### Exercise requirements
Print word for word the first line of the listing below and every line after it, through the line with "(l3) at (22,300)". Leave out the pictures and the rest.

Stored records
* Start *
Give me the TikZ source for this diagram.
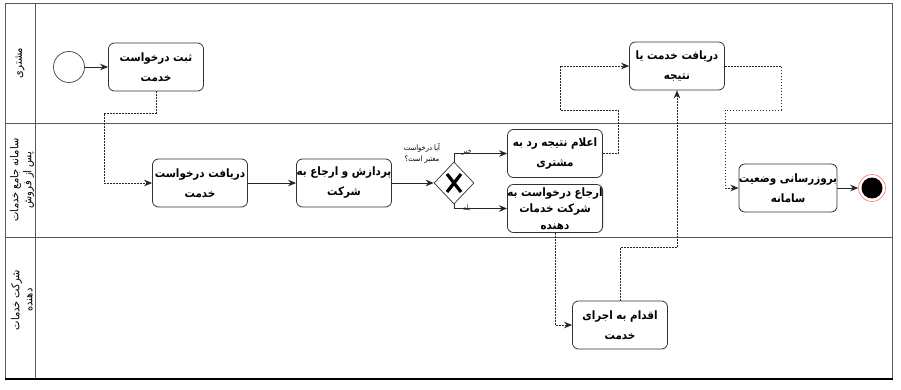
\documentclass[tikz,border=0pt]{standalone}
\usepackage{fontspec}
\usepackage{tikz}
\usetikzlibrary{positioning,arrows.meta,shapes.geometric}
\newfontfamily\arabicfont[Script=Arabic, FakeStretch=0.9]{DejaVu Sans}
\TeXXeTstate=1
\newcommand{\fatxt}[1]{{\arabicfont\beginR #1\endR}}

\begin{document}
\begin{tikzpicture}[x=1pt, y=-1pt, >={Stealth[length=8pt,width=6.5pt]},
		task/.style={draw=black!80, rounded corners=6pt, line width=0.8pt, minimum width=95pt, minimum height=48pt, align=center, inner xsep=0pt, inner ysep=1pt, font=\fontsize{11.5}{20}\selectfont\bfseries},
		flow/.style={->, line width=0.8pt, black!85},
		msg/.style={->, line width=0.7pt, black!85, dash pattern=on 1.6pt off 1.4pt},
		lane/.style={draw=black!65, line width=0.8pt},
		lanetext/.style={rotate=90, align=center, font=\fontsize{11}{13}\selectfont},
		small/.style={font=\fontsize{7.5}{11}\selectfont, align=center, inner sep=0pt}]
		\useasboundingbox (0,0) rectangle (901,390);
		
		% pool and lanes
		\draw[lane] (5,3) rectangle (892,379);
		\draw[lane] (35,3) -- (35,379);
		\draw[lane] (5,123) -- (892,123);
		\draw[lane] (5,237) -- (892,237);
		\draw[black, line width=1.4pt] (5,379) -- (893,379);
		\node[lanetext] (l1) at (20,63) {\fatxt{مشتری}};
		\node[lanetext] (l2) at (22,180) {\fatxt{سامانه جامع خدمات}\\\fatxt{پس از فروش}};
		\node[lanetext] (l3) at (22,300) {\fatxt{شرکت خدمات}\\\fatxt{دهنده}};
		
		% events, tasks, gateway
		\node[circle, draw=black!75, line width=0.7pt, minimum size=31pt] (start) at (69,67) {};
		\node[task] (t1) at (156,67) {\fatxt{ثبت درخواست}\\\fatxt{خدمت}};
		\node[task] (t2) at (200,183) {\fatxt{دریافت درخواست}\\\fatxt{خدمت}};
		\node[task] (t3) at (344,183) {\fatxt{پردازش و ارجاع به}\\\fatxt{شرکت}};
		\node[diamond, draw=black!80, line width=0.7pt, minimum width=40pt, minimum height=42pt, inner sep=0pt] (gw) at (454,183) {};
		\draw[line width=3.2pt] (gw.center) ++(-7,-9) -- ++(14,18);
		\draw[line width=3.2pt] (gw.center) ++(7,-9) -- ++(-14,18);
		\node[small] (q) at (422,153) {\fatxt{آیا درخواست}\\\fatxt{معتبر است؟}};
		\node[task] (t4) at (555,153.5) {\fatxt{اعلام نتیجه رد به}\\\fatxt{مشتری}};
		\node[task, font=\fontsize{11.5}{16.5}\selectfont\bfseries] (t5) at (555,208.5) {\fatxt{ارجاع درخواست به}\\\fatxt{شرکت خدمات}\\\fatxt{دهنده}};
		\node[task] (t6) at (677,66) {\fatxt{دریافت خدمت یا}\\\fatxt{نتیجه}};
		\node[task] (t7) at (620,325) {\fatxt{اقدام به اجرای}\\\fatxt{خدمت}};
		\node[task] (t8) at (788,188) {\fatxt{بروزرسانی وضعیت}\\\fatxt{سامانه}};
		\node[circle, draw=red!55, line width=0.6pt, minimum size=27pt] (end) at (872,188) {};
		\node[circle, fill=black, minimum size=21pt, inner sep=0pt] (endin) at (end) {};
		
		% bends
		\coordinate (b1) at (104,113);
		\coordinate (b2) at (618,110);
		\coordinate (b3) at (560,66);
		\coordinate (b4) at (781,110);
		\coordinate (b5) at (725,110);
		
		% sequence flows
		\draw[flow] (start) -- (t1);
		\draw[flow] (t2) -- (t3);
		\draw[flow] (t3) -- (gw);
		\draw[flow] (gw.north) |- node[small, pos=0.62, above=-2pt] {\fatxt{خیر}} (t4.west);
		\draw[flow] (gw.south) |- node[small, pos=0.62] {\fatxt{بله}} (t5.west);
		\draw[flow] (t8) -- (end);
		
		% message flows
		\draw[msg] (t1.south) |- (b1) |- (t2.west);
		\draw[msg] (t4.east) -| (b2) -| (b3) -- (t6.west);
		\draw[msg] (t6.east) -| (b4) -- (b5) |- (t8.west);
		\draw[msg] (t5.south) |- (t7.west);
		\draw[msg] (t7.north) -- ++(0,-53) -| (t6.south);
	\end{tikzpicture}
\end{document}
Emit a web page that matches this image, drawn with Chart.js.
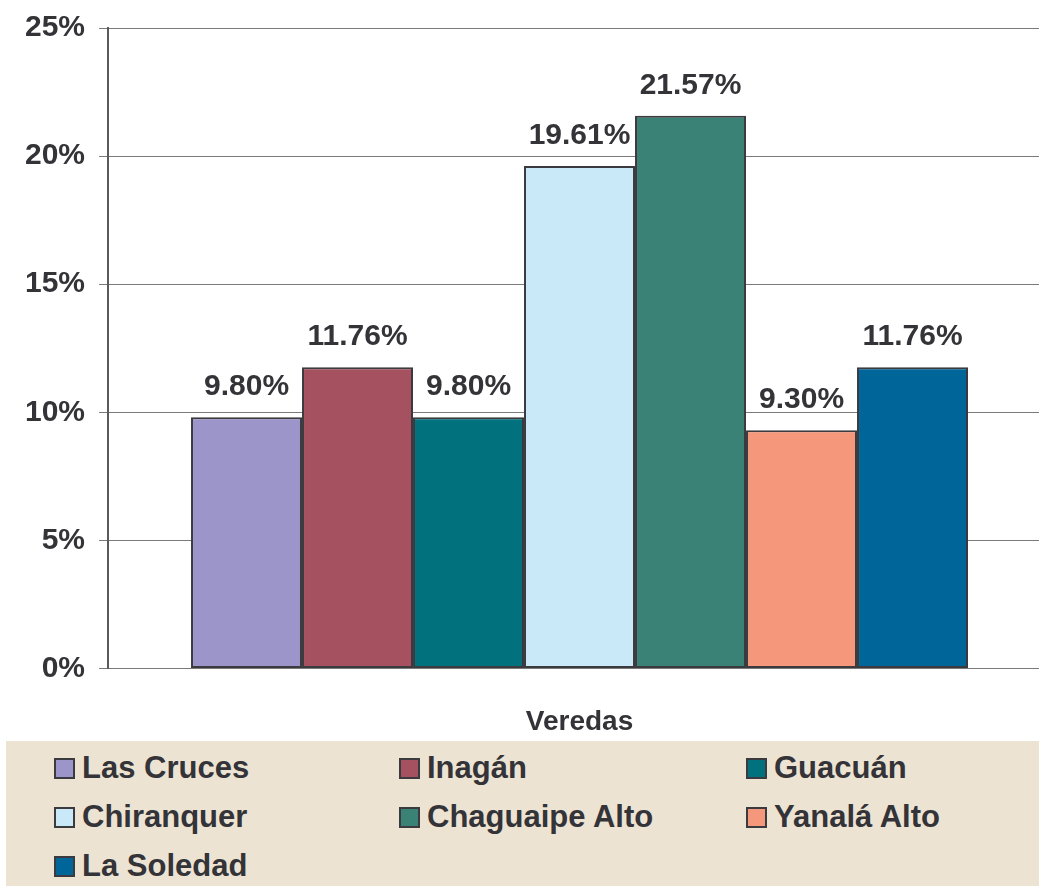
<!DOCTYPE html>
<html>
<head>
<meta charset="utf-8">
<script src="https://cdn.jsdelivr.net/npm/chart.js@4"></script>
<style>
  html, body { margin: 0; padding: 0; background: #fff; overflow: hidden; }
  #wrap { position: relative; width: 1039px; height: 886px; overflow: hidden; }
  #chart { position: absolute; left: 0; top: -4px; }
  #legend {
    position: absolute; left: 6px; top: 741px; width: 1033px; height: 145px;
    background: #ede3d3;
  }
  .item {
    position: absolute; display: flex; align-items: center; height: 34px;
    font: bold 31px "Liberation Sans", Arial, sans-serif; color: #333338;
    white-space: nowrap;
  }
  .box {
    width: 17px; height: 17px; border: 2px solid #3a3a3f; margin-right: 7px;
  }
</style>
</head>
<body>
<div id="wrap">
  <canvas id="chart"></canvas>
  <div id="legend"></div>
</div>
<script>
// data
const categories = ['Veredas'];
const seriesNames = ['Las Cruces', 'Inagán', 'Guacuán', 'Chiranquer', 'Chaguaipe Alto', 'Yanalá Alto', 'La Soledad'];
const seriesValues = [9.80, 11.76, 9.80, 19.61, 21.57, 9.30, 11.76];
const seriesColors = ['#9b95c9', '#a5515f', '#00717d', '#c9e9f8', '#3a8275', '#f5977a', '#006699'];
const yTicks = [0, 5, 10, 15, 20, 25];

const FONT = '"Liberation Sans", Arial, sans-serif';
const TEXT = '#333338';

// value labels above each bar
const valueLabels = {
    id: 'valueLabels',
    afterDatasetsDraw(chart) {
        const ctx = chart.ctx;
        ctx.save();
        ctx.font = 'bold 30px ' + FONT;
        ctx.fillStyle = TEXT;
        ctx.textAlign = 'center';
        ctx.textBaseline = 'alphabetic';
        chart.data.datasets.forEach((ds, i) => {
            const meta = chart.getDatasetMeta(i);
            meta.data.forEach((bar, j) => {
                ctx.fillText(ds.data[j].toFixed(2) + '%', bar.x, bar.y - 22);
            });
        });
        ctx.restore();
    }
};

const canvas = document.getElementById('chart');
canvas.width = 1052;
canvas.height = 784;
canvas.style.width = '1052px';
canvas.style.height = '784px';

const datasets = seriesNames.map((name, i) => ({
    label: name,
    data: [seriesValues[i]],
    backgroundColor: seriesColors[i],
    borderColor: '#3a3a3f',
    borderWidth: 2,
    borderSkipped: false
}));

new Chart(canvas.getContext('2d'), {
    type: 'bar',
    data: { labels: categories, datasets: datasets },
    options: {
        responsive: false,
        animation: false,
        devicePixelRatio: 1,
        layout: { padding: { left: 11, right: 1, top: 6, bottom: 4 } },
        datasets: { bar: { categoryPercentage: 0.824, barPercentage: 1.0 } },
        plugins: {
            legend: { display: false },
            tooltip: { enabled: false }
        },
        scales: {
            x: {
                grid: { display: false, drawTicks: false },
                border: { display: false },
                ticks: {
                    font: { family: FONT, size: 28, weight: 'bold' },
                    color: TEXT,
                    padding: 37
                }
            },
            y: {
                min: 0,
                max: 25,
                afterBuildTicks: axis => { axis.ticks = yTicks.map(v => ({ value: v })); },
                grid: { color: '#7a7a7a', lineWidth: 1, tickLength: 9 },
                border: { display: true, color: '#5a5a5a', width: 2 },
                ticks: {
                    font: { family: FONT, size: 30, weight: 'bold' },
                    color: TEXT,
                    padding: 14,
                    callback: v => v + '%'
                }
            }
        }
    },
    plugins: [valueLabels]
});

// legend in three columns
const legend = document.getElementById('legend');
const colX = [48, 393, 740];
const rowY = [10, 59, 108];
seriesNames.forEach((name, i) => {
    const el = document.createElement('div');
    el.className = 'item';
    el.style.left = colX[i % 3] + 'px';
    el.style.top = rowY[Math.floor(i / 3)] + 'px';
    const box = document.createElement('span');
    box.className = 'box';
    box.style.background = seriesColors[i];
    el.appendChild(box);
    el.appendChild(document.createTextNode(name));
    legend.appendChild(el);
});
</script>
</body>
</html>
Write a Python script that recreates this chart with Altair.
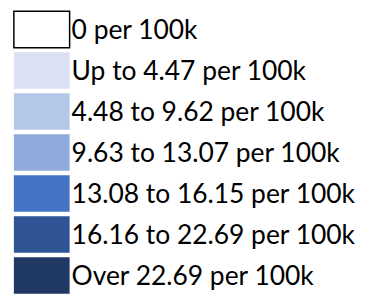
* End *
### The output
Give me the TikZ source for this diagram.
\documentclass[tikz,border=0pt]{standalone}
\usepackage{fontspec}
\usepackage{tikz}
\usetikzlibrary{positioning,arrows.meta,shapes.geometric}
\newfontfamily\arabicfont[Script=Arabic, FakeStretch=0.9]{DejaVu Sans}
\TeXXeTstate=1
\newcommand{\fatxt}[1]{{\arabicfont\beginR #1\endR}}

\begin{document}
\begin{tikzpicture}[x=1pt, y=-1pt, >={Stealth[length=8pt,width=6.5pt]},
		task/.style={draw=black!80, rounded corners=6pt, line width=0.8pt, minimum width=95pt, minimum height=48pt, align=center, inner xsep=0pt, inner ysep=1pt, font=\fontsize{11.5}{20}\selectfont\bfseries},
		flow/.style={->, line width=0.8pt, black!85},
		msg/.style={->, line width=0.7pt, black!85, dash pattern=on 1.6pt off 1.4pt},
		lane/.style={draw=black!65, line width=0.8pt},
		lanetext/.style={rotate=90, align=center, font=\fontsize{11}{13}\selectfont},
		small/.style={font=\fontsize{7.5}{11}\selectfont, align=center, inner sep=0pt}]
		\useasboundingbox (0,0) rectangle (901,390);
		
		% pool and lanes
		\draw[lane] (5,3) rectangle (892,379);
		\draw[lane] (35,3) -- (35,379);
		\draw[lane] (5,123) -- (892,123);
		\draw[lane] (5,237) -- (892,237);
		\draw[black, line width=1.4pt] (5,379) -- (893,379);
		\node[lanetext] (l1) at (20,63) {\fatxt{مشتری}};
		\node[lanetext] (l2) at (22,180) {\fatxt{سامانه جامع خدمات}\\\fatxt{پس از فروش}};
		\node[lanetext] (l3) at (22,300) {\fatxt{شرکت خدمات}\\\fatxt{دهنده}};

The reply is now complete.